As the state continues to reduce its carbon emissions, the city has made a commitment toward the greener environment as well. The initiative to implement a huge vehicle fleet with cleaner-running, quieter electric models will not only improve the public transportation system and help develop charging infrastructure, but the save the city money also.
In Santa Monica, a different vehicle has started dominating the road – electric scooters. Bird, a multibillion-dollar transit startup, claims that these scooters are a convenient, innovative, and more sustainable alternative to last-mile travel. Being easy-to-operate vehicles, they’re also pretty fun to ride. Early reactions from the riders of these scooters suggest the service is catching on. With their slim profiles and the ability to lock and unlock with the help of an app, these dockless vehicles are steadily becoming a preferred option to many people. Apart from launching a pilot program recently, the city has also utilised operator fees to invest in transit infrastructure and new bike lanes. By inviting both Lyft and Uber to take part in the dockless vehicles pilot program, Santa Monica now offers one of the largest ranges of car-free transit options in the U.S.

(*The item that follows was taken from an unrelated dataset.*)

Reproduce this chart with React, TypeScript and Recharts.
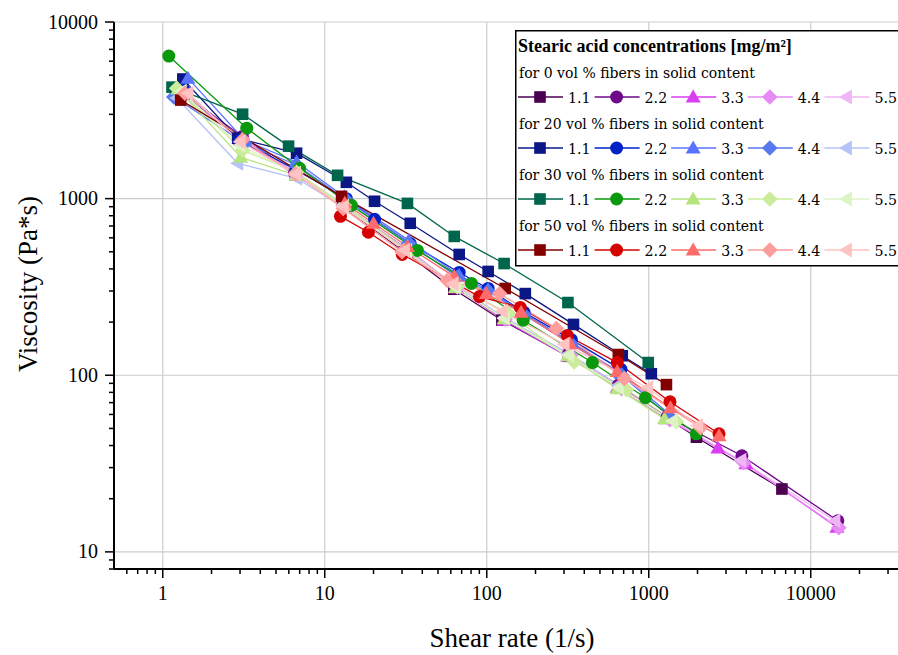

Micro transit: The rise of a new concept
Micro transit is the next big transportation breakthrough and refers to services which function like Lyftline or UberPool but with minibuses or large vans instead of SUVs and sedans. With the help of mobile apps and algorithms to match travelers making similar trips, micro transit has become a more cost-effective way to offer services in some regions than fixed-route buses. This facility combines the convenience of a frequent bus with the familiarity of a vehicle. In cities, where people mainly use private cars to commute, micro transit seems to be an easier transition into public transit.
Micro transit may hold a place in a city’s public transportation system, but so far it remains as a very small niche, much like an app-enabled version of the dial-a-ride service. It may not be the large-scale substitute for other prominent public transportation modes but it’ll surely contribute heavily toward improving the overall landscape of a city’s public transportation system.